### DATASET EXTRACT
▬▬▬

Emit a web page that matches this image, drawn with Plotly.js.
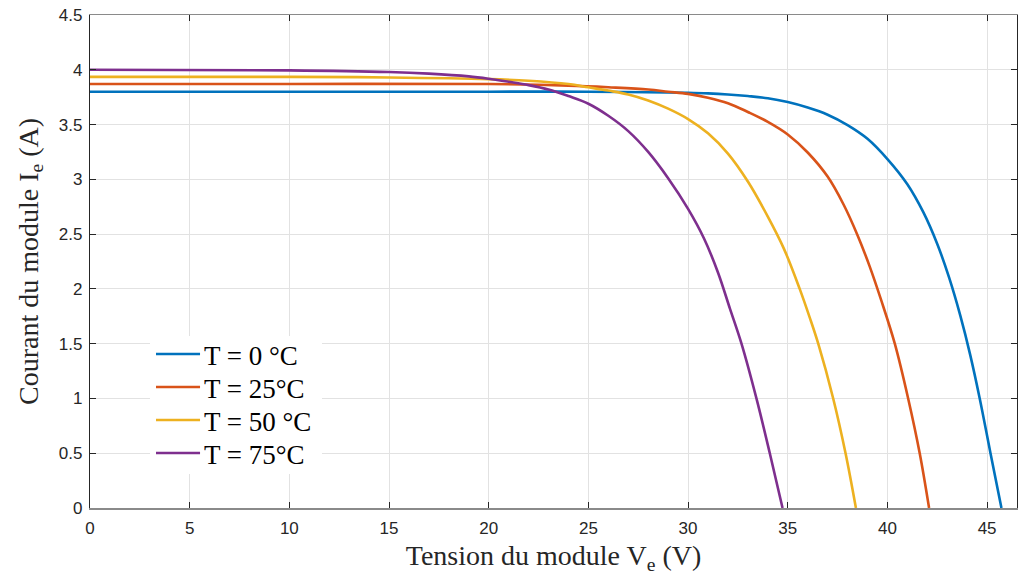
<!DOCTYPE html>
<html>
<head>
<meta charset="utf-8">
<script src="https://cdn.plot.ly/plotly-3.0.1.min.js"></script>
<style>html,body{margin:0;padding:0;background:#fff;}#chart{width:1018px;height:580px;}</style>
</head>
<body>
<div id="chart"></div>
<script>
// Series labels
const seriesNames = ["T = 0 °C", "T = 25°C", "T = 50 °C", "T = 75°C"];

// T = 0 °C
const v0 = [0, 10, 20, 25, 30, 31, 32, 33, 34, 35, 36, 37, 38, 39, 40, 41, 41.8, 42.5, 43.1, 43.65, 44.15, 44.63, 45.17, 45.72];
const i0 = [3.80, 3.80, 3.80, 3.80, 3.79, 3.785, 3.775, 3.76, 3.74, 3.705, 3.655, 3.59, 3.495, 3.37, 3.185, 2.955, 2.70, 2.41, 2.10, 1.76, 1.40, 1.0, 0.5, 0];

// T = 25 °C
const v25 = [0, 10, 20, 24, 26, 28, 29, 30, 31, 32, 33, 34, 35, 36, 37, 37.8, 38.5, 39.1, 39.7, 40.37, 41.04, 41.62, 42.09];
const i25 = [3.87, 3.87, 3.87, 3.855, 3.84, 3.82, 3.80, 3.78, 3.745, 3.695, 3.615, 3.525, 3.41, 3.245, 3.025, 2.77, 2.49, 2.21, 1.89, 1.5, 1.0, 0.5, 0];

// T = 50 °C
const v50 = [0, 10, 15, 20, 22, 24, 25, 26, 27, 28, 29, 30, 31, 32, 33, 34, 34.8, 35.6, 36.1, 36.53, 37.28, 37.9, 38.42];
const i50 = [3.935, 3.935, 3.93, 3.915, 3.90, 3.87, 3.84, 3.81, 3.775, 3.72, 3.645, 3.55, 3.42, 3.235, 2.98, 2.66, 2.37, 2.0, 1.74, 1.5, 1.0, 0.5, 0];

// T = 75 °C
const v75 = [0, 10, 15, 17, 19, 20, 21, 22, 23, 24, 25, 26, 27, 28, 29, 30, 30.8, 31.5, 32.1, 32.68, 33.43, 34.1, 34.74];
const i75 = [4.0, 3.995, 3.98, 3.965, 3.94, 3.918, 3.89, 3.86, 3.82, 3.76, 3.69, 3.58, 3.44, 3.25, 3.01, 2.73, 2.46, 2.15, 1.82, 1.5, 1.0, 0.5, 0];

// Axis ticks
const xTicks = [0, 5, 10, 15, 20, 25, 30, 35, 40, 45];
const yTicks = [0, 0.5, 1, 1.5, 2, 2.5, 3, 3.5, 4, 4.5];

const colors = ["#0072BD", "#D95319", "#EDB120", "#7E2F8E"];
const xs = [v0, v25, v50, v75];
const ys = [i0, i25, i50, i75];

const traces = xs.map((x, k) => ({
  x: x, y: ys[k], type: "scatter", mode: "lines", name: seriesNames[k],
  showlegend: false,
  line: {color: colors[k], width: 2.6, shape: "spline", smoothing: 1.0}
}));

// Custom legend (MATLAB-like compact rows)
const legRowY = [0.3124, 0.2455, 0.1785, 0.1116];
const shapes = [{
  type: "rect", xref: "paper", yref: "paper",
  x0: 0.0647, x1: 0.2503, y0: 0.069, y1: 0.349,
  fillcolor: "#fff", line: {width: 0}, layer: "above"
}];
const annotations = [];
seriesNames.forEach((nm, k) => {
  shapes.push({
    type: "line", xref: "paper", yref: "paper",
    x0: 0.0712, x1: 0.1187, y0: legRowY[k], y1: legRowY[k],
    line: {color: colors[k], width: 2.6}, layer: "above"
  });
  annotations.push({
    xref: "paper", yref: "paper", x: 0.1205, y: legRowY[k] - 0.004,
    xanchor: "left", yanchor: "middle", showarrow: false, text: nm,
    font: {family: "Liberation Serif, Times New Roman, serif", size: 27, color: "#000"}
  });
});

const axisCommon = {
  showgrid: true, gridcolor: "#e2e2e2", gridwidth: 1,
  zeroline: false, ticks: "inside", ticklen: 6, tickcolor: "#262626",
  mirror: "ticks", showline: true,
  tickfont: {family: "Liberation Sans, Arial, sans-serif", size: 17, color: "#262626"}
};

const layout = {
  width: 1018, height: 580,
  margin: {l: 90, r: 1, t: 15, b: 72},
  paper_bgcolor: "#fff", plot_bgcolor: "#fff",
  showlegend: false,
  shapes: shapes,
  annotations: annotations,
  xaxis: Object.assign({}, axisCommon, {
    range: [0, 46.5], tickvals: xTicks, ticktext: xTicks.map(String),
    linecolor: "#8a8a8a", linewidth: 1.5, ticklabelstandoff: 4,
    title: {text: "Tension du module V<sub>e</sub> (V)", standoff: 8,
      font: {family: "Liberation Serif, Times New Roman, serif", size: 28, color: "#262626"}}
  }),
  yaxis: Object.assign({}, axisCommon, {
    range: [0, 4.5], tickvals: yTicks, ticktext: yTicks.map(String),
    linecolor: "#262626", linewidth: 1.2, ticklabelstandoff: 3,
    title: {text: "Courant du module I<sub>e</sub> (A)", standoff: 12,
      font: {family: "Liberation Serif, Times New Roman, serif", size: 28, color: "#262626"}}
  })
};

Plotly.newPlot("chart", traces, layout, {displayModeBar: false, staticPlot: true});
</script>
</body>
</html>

▬▬▬

### PROBLEM TO WORK ON
Write out exactly the lines between the start of the data and the line with "1.74, 1.5, 1.0, 0.5, 0];", including both, but none of the pictures.

### SOLUTION TO THIS EXERCISE
Emit a web page that matches this image, drawn with Plotly.js.
<!DOCTYPE html>
<html>
<head>
<meta charset="utf-8">
<script src="https://cdn.plot.ly/plotly-3.0.1.min.js"></script>
<style>html,body{margin:0;padding:0;background:#fff;}#chart{width:1018px;height:580px;}</style>
</head>
<body>
<div id="chart"></div>
<script>
// Series labels
const seriesNames = ["T = 0 °C", "T = 25°C", "T = 50 °C", "T = 75°C"];

// T = 0 °C
const v0 = [0, 10, 20, 25, 30, 31, 32, 33, 34, 35, 36, 37, 38, 39, 40, 41, 41.8, 42.5, 43.1, 43.65, 44.15, 44.63, 45.17, 45.72];
const i0 = [3.80, 3.80, 3.80, 3.80, 3.79, 3.785, 3.775, 3.76, 3.74, 3.705, 3.655, 3.59, 3.495, 3.37, 3.185, 2.955, 2.70, 2.41, 2.10, 1.76, 1.40, 1.0, 0.5, 0];

// T = 25 °C
const v25 = [0, 10, 20, 24, 26, 28, 29, 30, 31, 32, 33, 34, 35, 36, 37, 37.8, 38.5, 39.1, 39.7, 40.37, 41.04, 41.62, 42.09];
const i25 = [3.87, 3.87, 3.87, 3.855, 3.84, 3.82, 3.80, 3.78, 3.745, 3.695, 3.615, 3.525, 3.41, 3.245, 3.025, 2.77, 2.49, 2.21, 1.89, 1.5, 1.0, 0.5, 0];

// T = 50 °C
const v50 = [0, 10, 15, 20, 22, 24, 25, 26, 27, 28, 29, 30, 31, 32, 33, 34, 34.8, 35.6, 36.1, 36.53, 37.28, 37.9, 38.42];
const i50 = [3.935, 3.935, 3.93, 3.915, 3.90, 3.87, 3.84, 3.81, 3.775, 3.72, 3.645, 3.55, 3.42, 3.235, 2.98, 2.66, 2.37, 2.0, 1.74, 1.5, 1.0, 0.5, 0];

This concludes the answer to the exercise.